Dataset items
....
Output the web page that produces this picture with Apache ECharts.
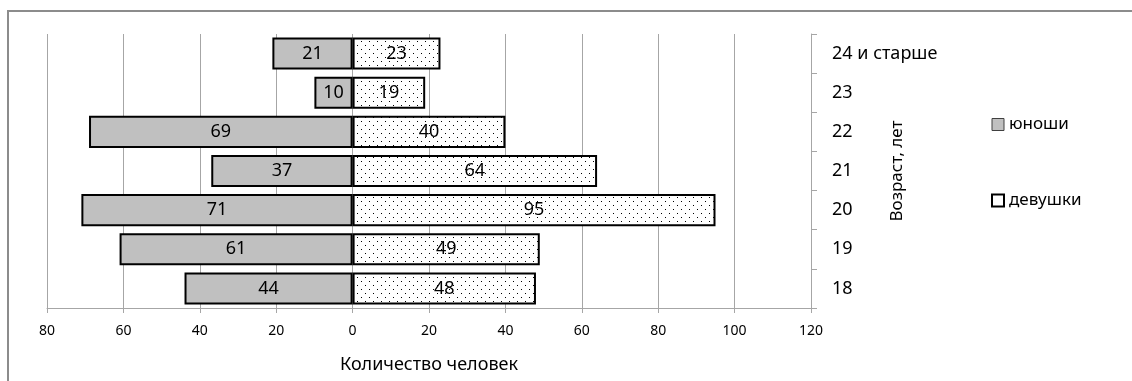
<!DOCTYPE html>
<html><head><meta charset="utf-8">
<script src="https://cdn.jsdelivr.net/npm/echarts@6/dist/echarts.min.js"></script>
<style>html,body{margin:0;padding:0;background:#fff}#c{width:1132px;height:381px}</style>
</head><body><div id="c"></div>
<script>
const categories = ['18','19','20','21','22','23','24 и старше'];
const boys = [44, 61, 71, 37, 69, 10, 21];
const girls = [48, 49, 95, 64, 40, 19, 23];
const xTicks = { min: -80, max: 120, interval: 20 };

const cv = document.createElement('canvas');
cv.width = 8; cv.height = 8;
const cx = cv.getContext('2d');
cx.fillStyle = '#fff'; cx.fillRect(0,0,8,8);
cx.fillStyle = '#000';
cx.fillRect(1,1,1,1); cx.fillRect(5,5,1,1);

const FONT = 'Noto Sans';
const chart = echarts.init(document.getElementById('c'), null, {renderer:'canvas'});
chart.setOption({
  animation:false,
  textStyle:{fontFamily:FONT},
  graphic:[{type:'rect', shape:{x:8,y:11,width:1200,height:500}, style:{fill:'none', stroke:'#8c8c8c', lineWidth:2}, z:-10}],
  grid:{left:47, right:321, top:34, bottom:73},
  legend:{
    orient:'vertical', left:986, top:111, itemGap:59, itemWidth:12, itemHeight:12,
    textStyle:{fontFamily:FONT, fontSize:17, color:'#000'},
    data:[
      {name:'юноши', icon:'rect', itemStyle:{color:'#c0c0c0', borderColor:'#404040', borderWidth:1}},
      {name:'девушки', icon:'rect', itemStyle:{color:'#fff', borderColor:'#000', borderWidth:2}}
    ]
  },
  xAxis:{
    type:'value', min:xTicks.min, max:xTicks.max, interval:xTicks.interval,
    name:'Количество человек', nameLocation:'middle', nameGap:48,
    nameTextStyle:{fontFamily:FONT, fontSize:18, color:'#000'},
    axisLine:{show:true, lineStyle:{color:'#a6a6a6'}},
    axisTick:{show:true, length:5, lineStyle:{color:'#a6a6a6'}},
    axisLabel:{formatter:v=>Math.abs(v), fontFamily:FONT, fontSize:14, color:'#000', margin:16},
    splitLine:{show:true, lineStyle:{color:'#a6a6a6', width:1}}
  },
  yAxis:{
    type:'category', data:categories, position:'right',
    name:'Возраст, лет', nameLocation:'middle', nameRotate:90, nameGap:78, nameMoveOverlap:false,
    nameTextStyle:{fontFamily:FONT, fontSize:17, color:'#000'},
    axisLine:{show:true, onZero:false, lineStyle:{color:'#a6a6a6'}},
    axisTick:{show:true, length:6, lineStyle:{color:'#a6a6a6'}},
    axisLabel:{fontFamily:FONT, fontSize:18, color:'#000', margin:21, align:'left'}
  },
  series:[
    {name:'юноши', type:'bar', data:boys.map(v=>-v), barCategoryGap:'18%', barGap:'-100%',
     itemStyle:{color:'#c0c0c0', borderColor:'#000', borderWidth:2},
     label:{show:true, position:'inside', formatter:p=>Math.abs(p.value), fontFamily:FONT, fontSize:18, color:'#000'}},
    {name:'девушки', type:'bar', data:girls,
     itemStyle:{color:{image:cv, repeat:'repeat'}, borderColor:'#000', borderWidth:2},
     label:{show:true, position:'inside', fontFamily:FONT, fontSize:18, color:'#000'}}
  ]
});
</script></body></html>
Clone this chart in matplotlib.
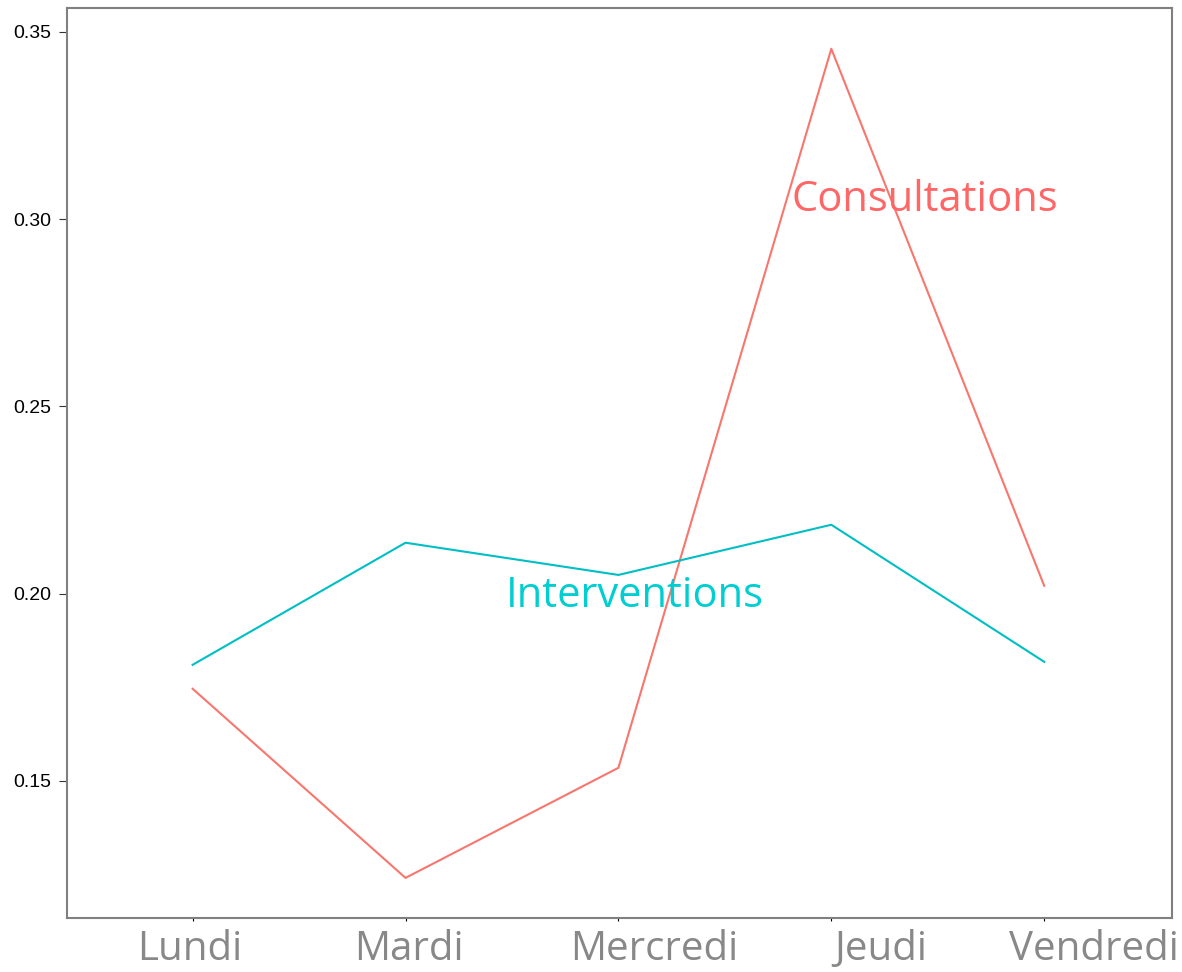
import matplotlib
matplotlib.use('Agg')
import matplotlib.pyplot as plt
from matplotlib.transforms import ScaledTranslation

days = ['Lundi', 'Mardi', 'Mercredi', 'Jeudi', 'Vendredi']
consultations = [0.1746, 0.1241, 0.1535, 0.3455, 0.2021]
interventions = [0.1810, 0.2136, 0.2050, 0.2184, 0.1818]

fig = plt.figure(figsize=(11.82, 9.72), dpi=100)
ax = fig.add_axes([0.0567, 0.0556, 0.9348, 0.9362])

x = list(range(1, len(days) + 1))
ax.plot(x, consultations, color='#F8766D', lw=1.5)
ax.plot(x, interventions, color='#00BFC4', lw=1.5)

ax.text(4.44, 0.3052, 'Consultations', color='#FF6666', fontsize=30,
        family='Open Sans', ha='center', va='center')
ax.text(3.075, 0.1994, 'Interventions', color='#00CED1', fontsize=30,
        family='Open Sans', ha='center', va='center')

ax.set_xlim(0.41, 5.6)
ax.set_ylim(0.1134, 0.3564)
ax.set_xticks(x)
ax.set_xticklabels(days, fontsize=29, color='#888888', family='Open Sans')
ax.set_yticks([0.15, 0.20, 0.25, 0.30, 0.35])
ax.set_yticklabels(['0.15', '0.20', '0.25', '0.30', '0.35'], fontsize=14,
                   color='black', family='Liberation Sans')
ax.tick_params(axis='x', length=2, pad=6)
ax.tick_params(axis='y', length=6, color='#333333', pad=5)

# labels in the original sit a bit right of their ticks, more so on the right
shifts = [-3, 3, 36, 49, 50]
for lab, dx in zip(ax.get_xticklabels(), shifts):
    lab.set_transform(lab.get_transform() + ScaledTranslation(dx / 100, 0, fig.dpi_scale_trans))

for s in ax.spines.values():
    s.set_color('#808080')
    s.set_linewidth(1.5)

fig.savefig('out.png', dpi=100)
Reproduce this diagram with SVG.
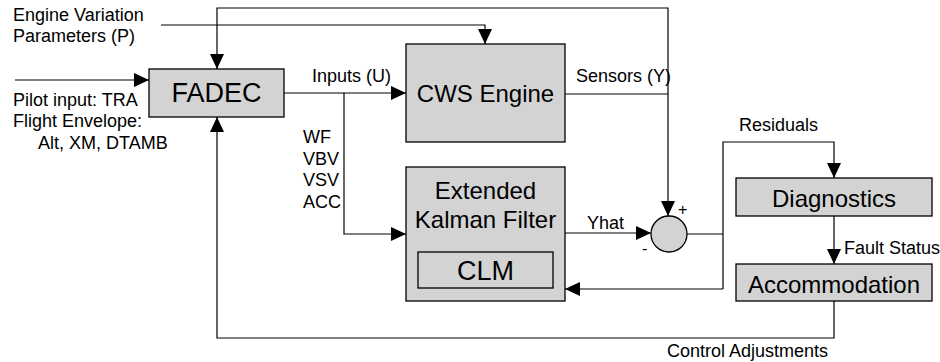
<svg xmlns="http://www.w3.org/2000/svg" width="940" height="362" viewBox="0 0 940 362">
  <style>
    .box { fill: #d3d3d3; stroke: #000; stroke-width: 1.3; }
    .inner { fill: none; stroke: #000; stroke-width: 1.3; }
    .wire { fill: none; stroke: #000; stroke-width: 1.2; }
    .lbl { font-family: "Liberation Sans", Arial, sans-serif; font-size: 18px; fill: #000; }
    .big { font-family: "Liberation Sans", Arial, sans-serif; font-size: 24px; fill: #000; text-anchor: middle; }
    .arr { marker-end: url(#head); }
  </style>
  <defs>
    <marker id="head" markerUnits="userSpaceOnUse" markerWidth="15" markerHeight="14" refX="15" refY="7" orient="auto">
      <path d="M0,0 L15,7 L0,14 Z" fill="#000"/>
    </marker>
  </defs>

  <rect width="940" height="362" fill="#fff"/>

  <!-- connectors -->
  <g id="connectors">
    <!-- external inputs -->
    <path class="wire arr" d="M161,25 H485 V44"/>
    <path class="wire arr" d="M15,80 H149"/>
    <!-- FADEC outputs -->
    <path class="wire arr" d="M284,93 H406"/>
    <path class="wire arr" d="M344,93 V234 H406"/>
    <!-- sensors to summing junction and back to FADEC -->
    <path class="wire arr" d="M565,94 H668 V216"/>
    <path class="wire arr" d="M668,94 V8 H217 V69"/>
    <!-- estimate into summing junction -->
    <path class="wire arr" d="M565,233 H651"/>
    <!-- residuals -->
    <path class="wire" d="M687,234 H723"/>
    <path class="wire arr" d="M723,289 V142 H834 V178"/>
    <path class="wire arr" d="M723,289 H565"/>
    <!-- fault status -->
    <path class="wire arr" d="M834,216 V264"/>
    <!-- control adjustments -->
    <path class="wire arr" d="M834,301 V338 H217 V117"/>
  </g>

  <g id="fadec">
    <rect class="box" x="149" y="69" width="135" height="48"/>
    <text class="big" x="216.5" y="102" style="font-size:27px">FADEC</text>
  </g>

  <g id="cws-engine">
    <rect class="box" x="406" y="44" width="159" height="98"/>
    <text class="big" x="485.5" y="102">CWS Engine</text>
  </g>

  <g id="ekf">
    <rect class="box" x="406" y="167" width="159" height="134"/>
    <text class="big" x="485.5" y="199">Extended</text>
    <text class="big" x="485.5" y="228">Kalman Filter</text>
  </g>

  <g id="clm">
    <rect class="inner" x="418" y="252" width="135" height="36"/>
    <text class="big" x="485.5" y="280" style="font-size:27px">CLM</text>
  </g>

  <g id="sum">
    <circle class="box" cx="669" cy="234" r="18"/>
    <text class="lbl" x="678" y="215" style="font-size:16px">+</text>
    <text class="lbl" x="642" y="254" style="font-size:16px">-</text>
  </g>

  <g id="diagnostics">
    <rect class="box" x="736" y="178" width="196" height="38"/>
    <text class="big" x="834" y="207">Diagnostics</text>
  </g>

  <g id="accommodation">
    <rect class="box" x="736" y="264" width="196" height="37"/>
    <text class="big" x="834" y="293">Accommodation</text>
  </g>

  <g id="labels">
    <text class="lbl" x="13" y="21">Engine Variation</text>
    <text class="lbl" x="13" y="42">Parameters (P)</text>
    <text class="lbl" x="13" y="106">Pilot input: TRA</text>
    <text class="lbl" x="13" y="127">Flight Envelope:</text>
    <text class="lbl" x="38" y="149">Alt, XM, DTAMB</text>
    <text class="lbl" x="312" y="82">Inputs (U)</text>
    <text class="lbl" x="576" y="82">Sensors (Y)</text>
    <text class="lbl" x="303" y="143">WF</text>
    <text class="lbl" x="303" y="165">VBV</text>
    <text class="lbl" x="303" y="186">VSV</text>
    <text class="lbl" x="303" y="208">ACC</text>
    <text class="lbl" x="587" y="229">Yhat</text>
    <text class="lbl" x="739" y="131">Residuals</text>
    <text class="lbl" x="844" y="254">Fault Status</text>
    <text class="lbl" x="667" y="357">Control Adjustments</text>
  </g>
</svg>
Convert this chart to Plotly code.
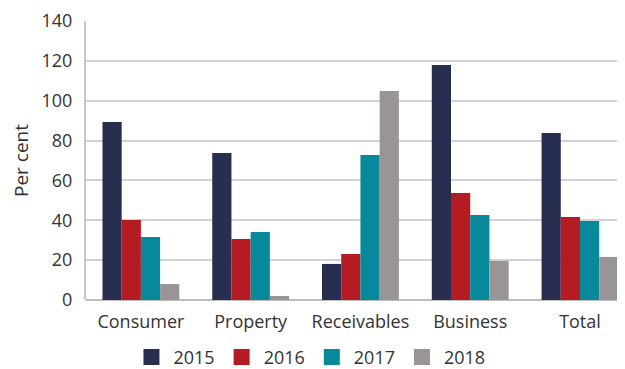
import plotly.graph_objects as go

categories = ["Consumer", "Property", "Receivables", "Business", "Total"]
years = ["2015", "2016", "2017", "2018"]
v2015 = [89.3, 73.8, 18.1, 117.9, 83.8]
v2016 = [40.1, 30.6, 23.1, 53.7, 41.6]
v2017 = [31.6, 34.1, 72.8, 42.6, 39.6]
v2018 = [8.0, 2.0, 104.9, 19.6, 21.6]
colors = ["#282e50", "#b51b22", "#08889b", "#989497"]
y_ticks = [0, 20, 40, 60, 80, 100, 120, 140]

fig = go.Figure()
for name, vals, c in zip(years, [v2015, v2016, v2017, v2018], colors):
    fig.add_trace(go.Bar(x=categories, y=vals, name=name, showlegend=False,
                         marker=dict(color=c, line=dict(width=0))))
# legend entries with larger square swatches
for name, c in zip(years, colors):
    fig.add_trace(go.Scatter(x=[None], y=[None], mode="markers", name=name,
                             marker=dict(symbol="square", size=16, color=c)))

font = "Open Sans"
# page body has an 8px default margin, so the figure is sized/positioned to compensate
fig.update_layout(
    width=617, height=361,
    margin=dict(l=78, r=0, t=13, b=69, autoexpand=False),
    barmode="group", bargap=0.3, bargroupgap=0,
    plot_bgcolor="white", paper_bgcolor="white",
    font=dict(family=font, size=18, color="#333333"),
    showlegend=True,
    legend=dict(orientation="h", x=0.4155, xanchor="center", y=-0.205, yanchor="middle",
                font=dict(size=18), itemwidth=34, traceorder="normal"),
    xaxis=dict(range=[-0.5, 4.41], showgrid=False, showline=False, ticks="",
               tickfont=dict(size=18), ticklabelstandoff=9, automargin=False),
    yaxis=dict(range=[0, 140], tickvals=y_ticks, showgrid=True, gridcolor="#d2d2d2",
               gridwidth=2, showline=True, linecolor="#c8c8c8", linewidth=2,
               zeroline=True, zerolinecolor="#bdbdbd", zerolinewidth=2,
               tickfont=dict(size=18), ticklabelstandoff=8, automargin=False,
               title=dict(text="Per cent", font=dict(size=19), standoff=22)),
)
fig.write_html("out.html")
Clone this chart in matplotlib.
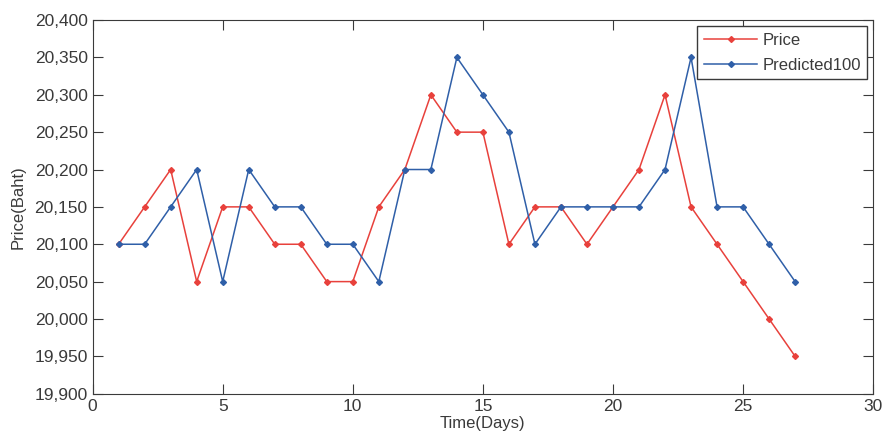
....
GOAL ->
Select the lines from the entries that include the word "matplotlib".

EXERCISE ANSWER ->
Clone this chart in matplotlib.
import matplotlib
matplotlib.use('Agg')
import matplotlib.pyplot as plt
from matplotlib.transforms import ScaledTranslation
Clone this chart in matplotlib.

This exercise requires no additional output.